▶ _Recorded information_:
§

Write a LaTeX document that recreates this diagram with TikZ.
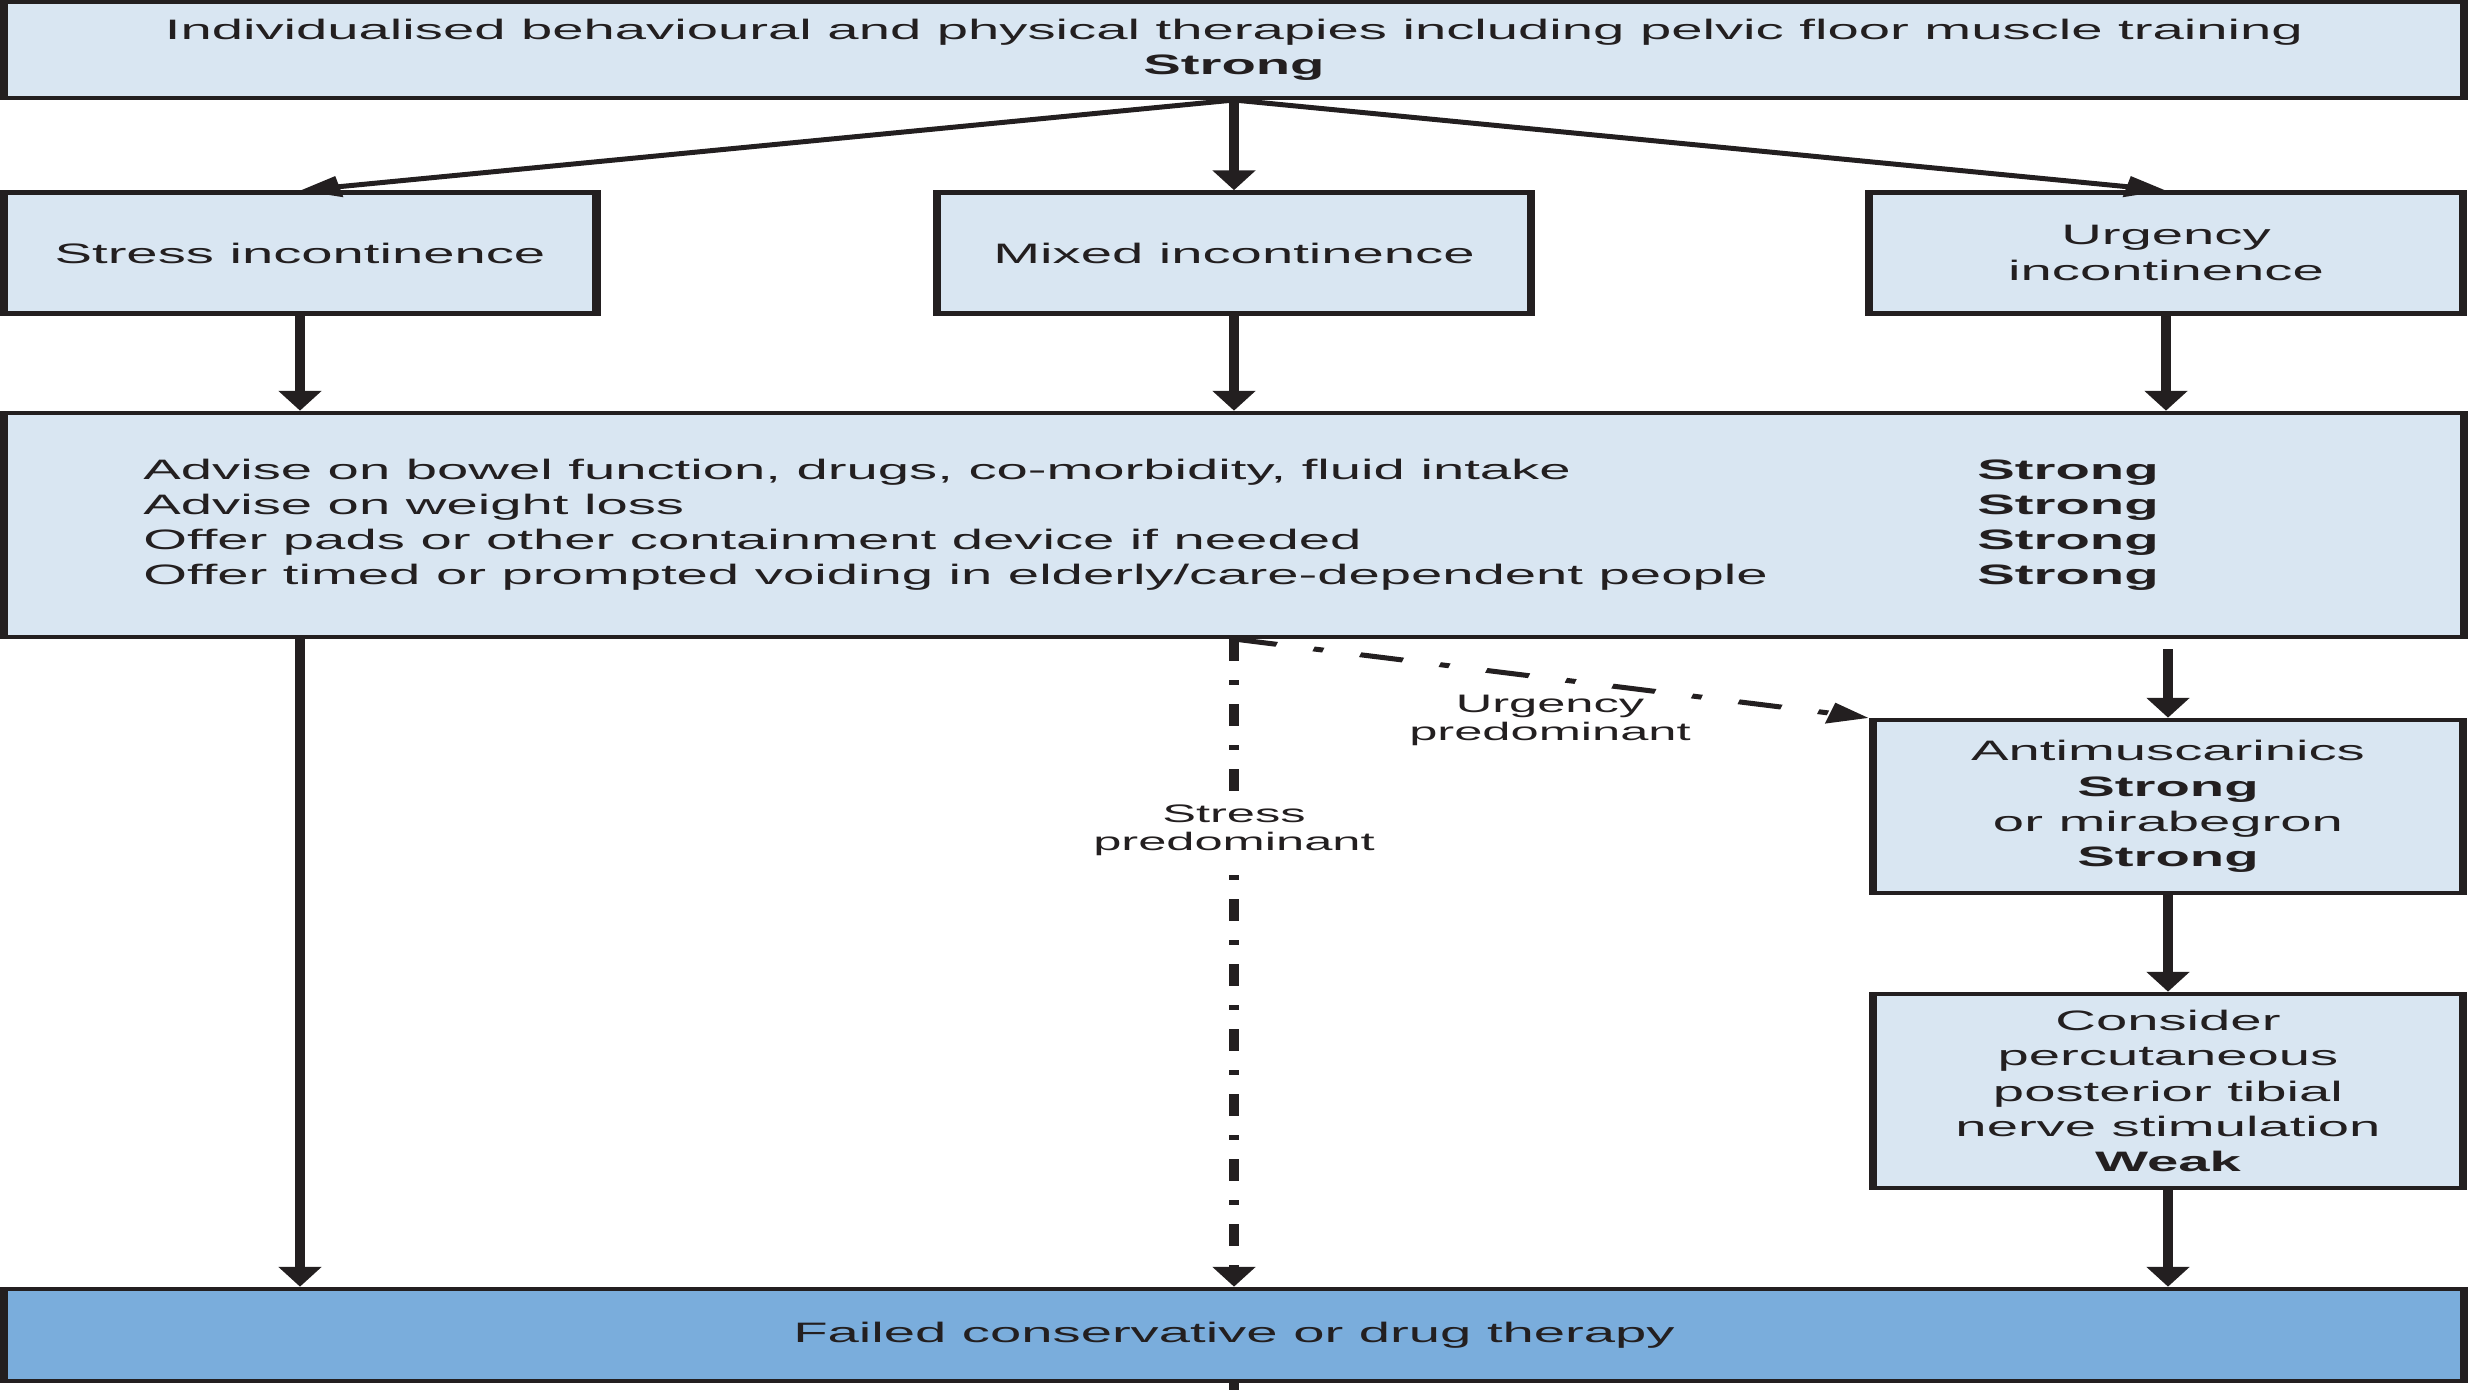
\documentclass[tikz,border=0pt]{standalone}
\usepackage{fontspec}
\setmainfont{Liberation Sans}
\usetikzlibrary{arrows.meta}
\definecolor{boxblue}{RGB}{217,230,242}
\definecolor{failblue}{RGB}{122,173,220}
\definecolor{ink}{RGB}{35,31,32}

\begin{document}
\begin{tikzpicture}[
  box/.style={draw=ink, line width=1.15pt, fill=boxblue, align=center, inner sep=0pt,
    text=ink, font=\fontsize{8}{10}\selectfont},
  boxtext/.style={inner sep=0pt, align=left, anchor=west, text=ink, font=\fontsize{8}{10}\selectfont},
  lbl/.style={inner sep=2pt, align=center, text=ink, font=\fontsize{7.2}{8}\selectfont},
  arr/.style={draw=ink, line width=1.4pt, -{Triangle[length=5.7pt,width=5.7pt]}},
  dashdot/.style={draw=ink, line width=1.5pt, dash pattern=on 0.22cm off 0.19cm on 0.05cm off 0.19cm}]
  \useasboundingbox (0,0) rectangle (24.71,13.90);
  % whole chart is stretched sideways, like the printed figure
  \begin{scope}[transform canvas={xscale=2}, x=0.5cm, y=1cm]
  \node[box, minimum width=12.30cm, minimum height=0.96cm] (top) at (12.34,13.40)
    {Individualised behavioural and physical therapies including pelvic floor muscle training\\\textbf{Strong}};
  \node[box, minimum width=2.965cm, minimum height=1.21cm] (stress) at (3.00,11.37) {Stress incontinence};
  \node[box, minimum width=2.97cm, minimum height=1.21cm] (mixed) at (12.34,11.37) {Mixed incontinence};
  \node[box, minimum width=2.97cm, minimum height=1.21cm] (urgency) at (21.66,11.37) {Urgency\\incontinence};
  \node[box, minimum width=12.30cm, minimum height=2.24cm] (advise) at (12.34,8.65) {};
  \node[boxtext] (advlines) at (1.42,8.65) {Advise on bowel function, drugs, co-morbidity, fluid intake\\
    Advise on weight loss\\Offer pads or other containment device if needed\\
    Offer timed or prompted voiding in elderly/care-dependent people};
  \node[boxtext, font=\fontsize{8}{10}\selectfont\bfseries] (advgrades) at (19.76,8.65)
    {Strong\\Strong\\Strong\\Strong};
  \node[box, minimum width=2.95cm, minimum height=1.73cm] (antimus) at (21.68,5.835)
    {Antimuscarinics\\\textbf{Strong}\\or mirabegron\\\textbf{Strong}};
  \node[box, minimum width=2.95cm, minimum height=1.94cm] (consider) at (21.68,2.99)
    {Consider\\percutaneous\\posterior tibial\\nerve stimulation\\\textbf{Weak}};
  \node[box, fill=failblue, minimum width=12.30cm, minimum height=0.92cm] (failed) at (12.34,0.55)
    {Failed conservative or drug therapy};
  \coordinate (stub) at (12.34,0);

  \draw[arr] (top.south) -- (stress.north);
  \draw[arr] (top.south) -- (mixed.north);
  \draw[arr] (top.south) -- (urgency.north);
  \draw[arr] (stress) -- (stress |- advise.north);
  \draw[arr] (mixed) -- (mixed |- advise.north);
  \draw[arr] (urgency) -- (urgency |- advise.north);
  \draw[arr] (stress |- advise.south) -- (stress |- failed.north);
  \draw[arr, shorten <=0.1cm] (antimus.north |- advise.south) -- (antimus.north);
  \draw[arr] (antimus) -- (consider);
  \draw[arr] (consider) -- (consider |- failed.north);
  \draw[dashdot, arr] (advise.south) -- (failed.north);
  \draw[dashdot, arr] (advise.south) -- (antimus.north west);
  \draw[draw=ink, line width=1.4pt] (failed.south) -- (stub);

  \node[lbl, fill=white] (strlbl) at (12.34,5.60) {Stress\\predominant};
  \node[lbl] (urglbl) at (15.50,6.70) {Urgency\\predominant};
  \end{scope}
\end{tikzpicture}
\end{document}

§

▶ _Given exercise_: All of the lines above should be printed exactly, minus the pictures.

▶ _Expected output_:
Write a LaTeX document that recreates this diagram with TikZ.
\documentclass[tikz,border=0pt]{standalone}
\usepackage{fontspec}
\setmainfont{Liberation Sans}
\usetikzlibrary{arrows.meta}
\definecolor{boxblue}{RGB}{217,230,242}
\definecolor{failblue}{RGB}{122,173,220}
\definecolor{ink}{RGB}{35,31,32}

\begin{document}
\begin{tikzpicture}[
  box/.style={draw=ink, line width=1.15pt, fill=boxblue, align=center, inner sep=0pt,
    text=ink, font=\fontsize{8}{10}\selectfont},
  boxtext/.style={inner sep=0pt, align=left, anchor=west, text=ink, font=\fontsize{8}{10}\selectfont},
  lbl/.style={inner sep=2pt, align=center, text=ink, font=\fontsize{7.2}{8}\selectfont},
  arr/.style={draw=ink, line width=1.4pt, -{Triangle[length=5.7pt,width=5.7pt]}},
  dashdot/.style={draw=ink, line width=1.5pt, dash pattern=on 0.22cm off 0.19cm on 0.05cm off 0.19cm}]
  \useasboundingbox (0,0) rectangle (24.71,13.90);
  % whole chart is stretched sideways, like the printed figure
  \begin{scope}[transform canvas={xscale=2}, x=0.5cm, y=1cm]
  \node[box, minimum width=12.30cm, minimum height=0.96cm] (top) at (12.34,13.40)
    {Individualised behavioural and physical therapies including pelvic floor muscle training\\\textbf{Strong}};
  \node[box, minimum width=2.965cm, minimum height=1.21cm] (stress) at (3.00,11.37) {Stress incontinence};
  \node[box, minimum width=2.97cm, minimum height=1.21cm] (mixed) at (12.34,11.37) {Mixed incontinence};
  \node[box, minimum width=2.97cm, minimum height=1.21cm] (urgency) at (21.66,11.37) {Urgency\\incontinence};
  \node[box, minimum width=12.30cm, minimum height=2.24cm] (advise) at (12.34,8.65) {};
  \node[boxtext] (advlines) at (1.42,8.65) {Advise on bowel function, drugs, co-morbidity, fluid intake\\
    Advise on weight loss\\Offer pads or other containment device if needed\\
    Offer timed or prompted voiding in elderly/care-dependent people};
  \node[boxtext, font=\fontsize{8}{10}\selectfont\bfseries] (advgrades) at (19.76,8.65)
    {Strong\\Strong\\Strong\\Strong};
  \node[box, minimum width=2.95cm, minimum height=1.73cm] (antimus) at (21.68,5.835)
    {Antimuscarinics\\\textbf{Strong}\\or mirabegron\\\textbf{Strong}};
  \node[box, minimum width=2.95cm, minimum height=1.94cm] (consider) at (21.68,2.99)
    {Consider\\percutaneous\\posterior tibial\\nerve stimulation\\\textbf{Weak}};
  \node[box, fill=failblue, minimum width=12.30cm, minimum height=0.92cm] (failed) at (12.34,0.55)
    {Failed conservative or drug therapy};
  \coordinate (stub) at (12.34,0);

  \draw[arr] (top.south) -- (stress.north);
  \draw[arr] (top.south) -- (mixed.north);
  \draw[arr] (top.south) -- (urgency.north);
  \draw[arr] (stress) -- (stress |- advise.north);
  \draw[arr] (mixed) -- (mixed |- advise.north);
  \draw[arr] (urgency) -- (urgency |- advise.north);
  \draw[arr] (stress |- advise.south) -- (stress |- failed.north);
  \draw[arr, shorten <=0.1cm] (antimus.north |- advise.south) -- (antimus.north);
  \draw[arr] (antimus) -- (consider);
  \draw[arr] (consider) -- (consider |- failed.north);
  \draw[dashdot, arr] (advise.south) -- (failed.north);
  \draw[dashdot, arr] (advise.south) -- (antimus.north west);
  \draw[draw=ink, line width=1.4pt] (failed.south) -- (stub);

  \node[lbl, fill=white] (strlbl) at (12.34,5.60) {Stress\\predominant};
  \node[lbl] (urglbl) at (15.50,6.70) {Urgency\\predominant};
  \end{scope}
\end{tikzpicture}
\end{document}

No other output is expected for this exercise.